After months of remaining nearly mum about the next version of Office, Microsoft is slowly breaking the silence.

The company is still not discussing the specifics on most of the features it will add with Office 12, but it is promising to have the productivity software suite ready by the second half of next year. The company is also talking about some broad areas that it sees as ripe for improvement, including enhanced collaboration. Among the other key areas are individual productivity, finding business information and managing corporate business documents.

"There are things that are still hard as well as things that have gotten harder," Microsoft group vice-president Jeff Raikes said in an interview.

Some things, like email, have improved, but nonetheless raised new challenges. Raikes noted studies that show that the average worker gets about 10 times as much email now as in 1997. That's projected to increase another fivefold in the next four years, Raikes said.

To handle that increase, as well as the rise of instant messaging and other forms of electronic communication, Microsoft is trying to develop software that can do a better job of sorting out the really important messages. The concept of setting rules that let designated contacts such as one's boss or children reach their intended recipient in a meeting while everyone else gets sent to voice mail has been around for a while, but Raikes said that scenario is getting closer to reality.

"The vision will always continue to expand," Raikes said. But "it's sort of a major leap in that direction."

For Microsoft, the need for a compelling new release is critical. Along with Windows, the Office suite is one of two cash cows for the software maker. The vast majority of the company's profits come from those two products.

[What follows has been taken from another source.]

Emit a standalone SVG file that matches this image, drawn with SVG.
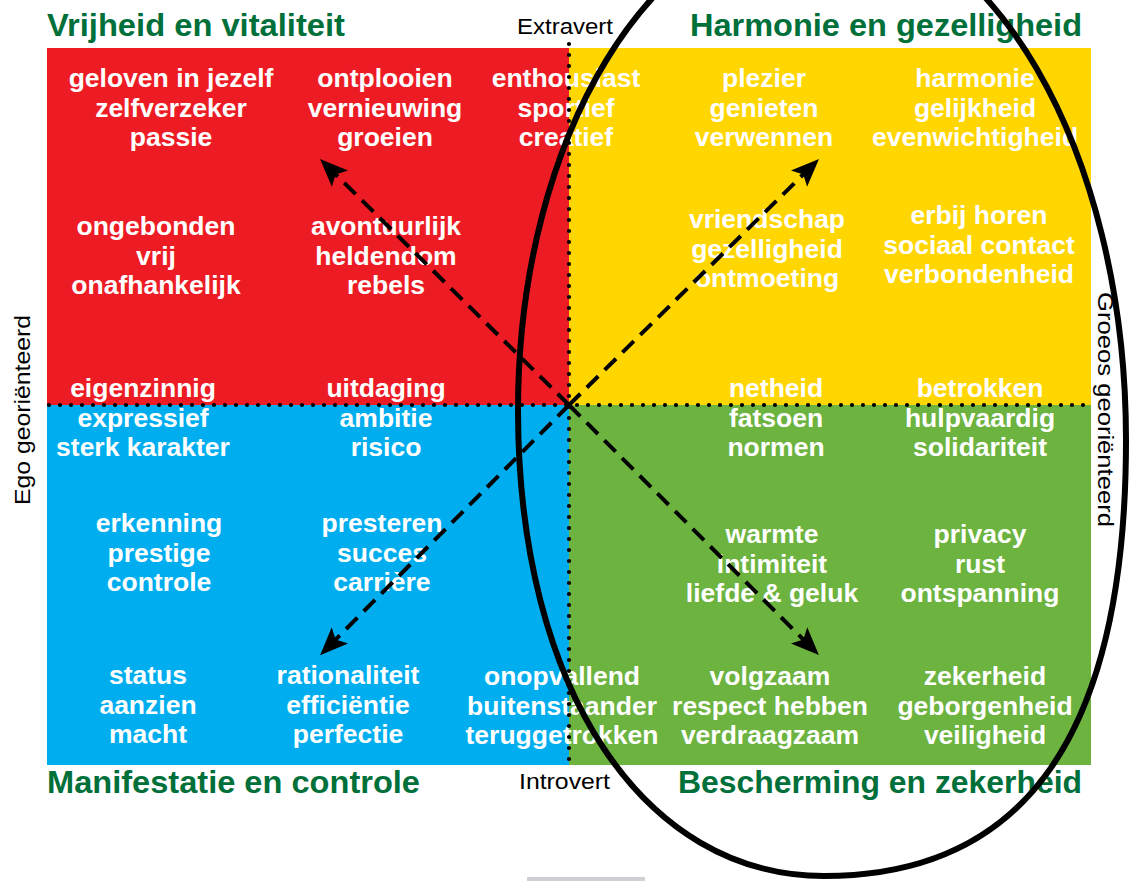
<svg xmlns="http://www.w3.org/2000/svg" width="1134" height="881" viewBox="0 0 1134 881">
<style>
.w{font-family:"Liberation Sans",Arial,sans-serif;font-weight:bold;font-size:26.5px;fill:#fff;text-anchor:middle}
.t{font-family:"Liberation Sans",Arial,sans-serif;font-weight:bold;font-size:31px;fill:#00703a}
.l{font-family:"Liberation Sans",Arial,sans-serif;font-size:22px;fill:#000}
.dot{stroke:#000;stroke-width:4.2;stroke-linecap:round;stroke-dasharray:0 11;fill:none}
.arr{stroke:#000;stroke-width:4;stroke-dasharray:16 9;fill:none;marker-end:url(#ah)}
</style>
<defs>
<marker id="ah" markerUnits="userSpaceOnUse" markerWidth="40" markerHeight="40" refX="0" refY="0" viewBox="-20 -20 40 40" orient="auto" overflow="visible">
<path d="M15,0 L-13,-11.5 L-7,0 L-13,11.5 Z" fill="#000"/>
</marker>
</defs>
<rect width="1134" height="881" fill="#fff"/>
<g id="q-red"><rect x="47" y="48" width="522" height="357" fill="#ed1c24"/></g>
<g id="q-yellow"><rect x="569" y="48" width="522" height="357" fill="#ffd600"/></g>
<g id="q-blue"><rect x="47" y="405" width="522" height="360" fill="#00aeef"/></g>
<g id="q-green"><rect x="569" y="405" width="522" height="360" fill="#6cb33f"/></g>

<g id="titles">
<text class="t" x="47" y="36" textLength="298" lengthAdjust="spacingAndGlyphs">Vrijheid en vitaliteit</text>
<text class="t" x="690" y="36" textLength="392" lengthAdjust="spacingAndGlyphs">Harmonie en gezelligheid</text>
<text class="t" x="47" y="793" textLength="373" lengthAdjust="spacingAndGlyphs">Manifestatie en controle</text>
<text class="t" x="678" y="793" textLength="404" lengthAdjust="spacingAndGlyphs">Bescherming en zekerheid</text>
</g>

<g id="axis-labels">
<text class="l" x="517" y="34" textLength="96" lengthAdjust="spacingAndGlyphs">Extravert</text>
<text class="l" x="519" y="789" textLength="91" lengthAdjust="spacingAndGlyphs">Introvert</text>
<text class="l" transform="translate(30,505) rotate(-90)" x="0" y="0" textLength="190" lengthAdjust="spacingAndGlyphs">Ego georiënteerd</text>
<text class="l" transform="translate(1098,292) rotate(90)" x="0" y="0" textLength="235" lengthAdjust="spacingAndGlyphs">Groeos georiënteerd</text>
</g>

<g id="n1"><text class="w" x="171" y="87"><tspan x="171">geloven in jezelf</tspan><tspan x="171" dy="29.5">zelfverzeker</tspan><tspan x="171" dy="29.5">passie</tspan></text></g>
<g id="n2"><text class="w" x="385" y="87"><tspan x="385">ontplooien</tspan><tspan x="385" dy="29.5">vernieuwing</tspan><tspan x="385" dy="29.5">groeien</tspan></text></g>
<g id="n3"><text class="w" x="566" y="87"><tspan x="566">enthousiast</tspan><tspan x="566" dy="29.5">sportief</tspan><tspan x="566" dy="29.5">creatief</tspan></text></g>
<g id="n4"><text class="w" x="764" y="87"><tspan x="764">plezier</tspan><tspan x="764" dy="29.5">genieten</tspan><tspan x="764" dy="29.5">verwennen</tspan></text></g>
<g id="n5"><text class="w" x="975" y="87"><tspan x="975">harmonie</tspan><tspan x="975" dy="29.5">gelijkheid</tspan><tspan x="975" dy="29.5">evenwichtigheid</tspan></text></g>
<g id="n6"><text class="w" x="156" y="235"><tspan x="156">ongebonden</tspan><tspan x="156" dy="29.5">vrij</tspan><tspan x="156" dy="29.5">onafhankelijk</tspan></text></g>
<g id="n7"><text class="w" x="386" y="235"><tspan x="386">avontuurlijk</tspan><tspan x="386" dy="29.5">heldendom</tspan><tspan x="386" dy="29.5">rebels</tspan></text></g>
<g id="n8"><text class="w" x="767" y="228"><tspan x="767">vriendschap</tspan><tspan x="767" dy="29.5">gezelligheid</tspan><tspan x="767" dy="29.5">ontmoeting</tspan></text></g>
<g id="n9"><text class="w" x="979" y="224"><tspan x="979">erbij horen</tspan><tspan x="979" dy="29.5">sociaal contact</tspan><tspan x="979" dy="29.5">verbondenheid</tspan></text></g>
<g id="n10"><text class="w" x="143" y="397"><tspan x="143">eigenzinnig</tspan><tspan x="143" dy="29.5">expressief</tspan><tspan x="143" dy="29.5">sterk karakter</tspan></text></g>
<g id="n11"><text class="w" x="386" y="397"><tspan x="386">uitdaging</tspan><tspan x="386" dy="29.5">ambitie</tspan><tspan x="386" dy="29.5">risico</tspan></text></g>
<g id="n12"><text class="w" x="776" y="397"><tspan x="776">netheid</tspan><tspan x="776" dy="29.5">fatsoen</tspan><tspan x="776" dy="29.5">normen</tspan></text></g>
<g id="n13"><text class="w" x="980" y="397"><tspan x="980">betrokken</tspan><tspan x="980" dy="29.5">hulpvaardig</tspan><tspan x="980" dy="29.5">solidariteit</tspan></text></g>
<g id="n14"><text class="w" x="159" y="532"><tspan x="159">erkenning</tspan><tspan x="159" dy="29.5">prestige</tspan><tspan x="159" dy="29.5">controle</tspan></text></g>
<g id="n15"><text class="w" x="382" y="532"><tspan x="382">presteren</tspan><tspan x="382" dy="29.5">succes</tspan><tspan x="382" dy="29.5">carrière</tspan></text></g>
<g id="n16"><text class="w" x="772" y="543"><tspan x="772">warmte</tspan><tspan x="772" dy="29.5">intimiteit</tspan><tspan x="772" dy="29.5">liefde &amp; geluk</tspan></text></g>
<g id="n17"><text class="w" x="980" y="543"><tspan x="980">privacy</tspan><tspan x="980" dy="29.5">rust</tspan><tspan x="980" dy="29.5">ontspanning</tspan></text></g>
<g id="n18"><text class="w" x="148" y="684"><tspan x="148">status</tspan><tspan x="148" dy="29.5">aanzien</tspan><tspan x="148" dy="29.5">macht</tspan></text></g>
<g id="n19"><text class="w" x="348" y="684"><tspan x="348">rationaliteit</tspan><tspan x="348" dy="29.5">efficiëntie</tspan><tspan x="348" dy="29.5">perfectie</tspan></text></g>
<g id="n20"><text class="w" x="562" y="685"><tspan x="562">onopvallend</tspan><tspan x="562" dy="29.5">buitenstaander</tspan><tspan x="562" dy="29.5">teruggetrokken</tspan></text></g>
<g id="n21"><text class="w" x="770" y="685"><tspan x="770">volgzaam</tspan><tspan x="770" dy="29.5">respect hebben</tspan><tspan x="770" dy="29.5">verdraagzaam</tspan></text></g>
<g id="n22"><text class="w" x="985" y="685"><tspan x="985">zekerheid</tspan><tspan x="985" dy="29.5">geborgenheid</tspan><tspan x="985" dy="29.5">veiligheid</tspan></text></g>

<g id="axes">
<line class="dot" x1="569" y1="44" x2="569" y2="767"/>
<line class="dot" x1="49" y1="405" x2="1090" y2="405"/>
</g>

<g id="connectors">
<line class="arr" x1="569" y1="405" x2="330.7" y2="169.5"/>
<line class="arr" x1="569" y1="405" x2="808.3" y2="169.5"/>
<line class="arr" x1="569" y1="405" x2="330.7" y2="644.5"/>
<line class="arr" x1="569" y1="405" x2="808.3" y2="644.5"/>
</g>

<g id="ellipse">
<path d="M518,410 C518,137 653,-85 820,-85 C990,-85 1126,150 1126,440 C1126,735 1025,876 824,876 C644,876 518,690 518,410 Z" fill="none" stroke="#000" stroke-width="6"/>
</g>

<rect x="527" y="877" width="118" height="4" fill="#cfd0d4"/>
</svg>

Not surprisingly, Microsoft is choosing a key audience with which to first share its Office 12 plans. Chairman Bill Gates is set to discuss the software in a speech on Thursday at the company's CEO Summit in Redmond, Washington, which is expected to be attended by Amazon's Jeff Bezos and Best Buy's Brad Anderson, as well as many other prominent chief executives.

Talkback

No chance of them fixing up Word then so that bullet points and numbering behave in a predictable fashion? How about standardising the interface so that Word and Powerpoint handle graphics in the same way? How about a freely distributable reader for Infopath or do they really expect another $300 a seat for people who use XML forms? Has it really taken 20 years to arrive at such a badly flawed suite of products?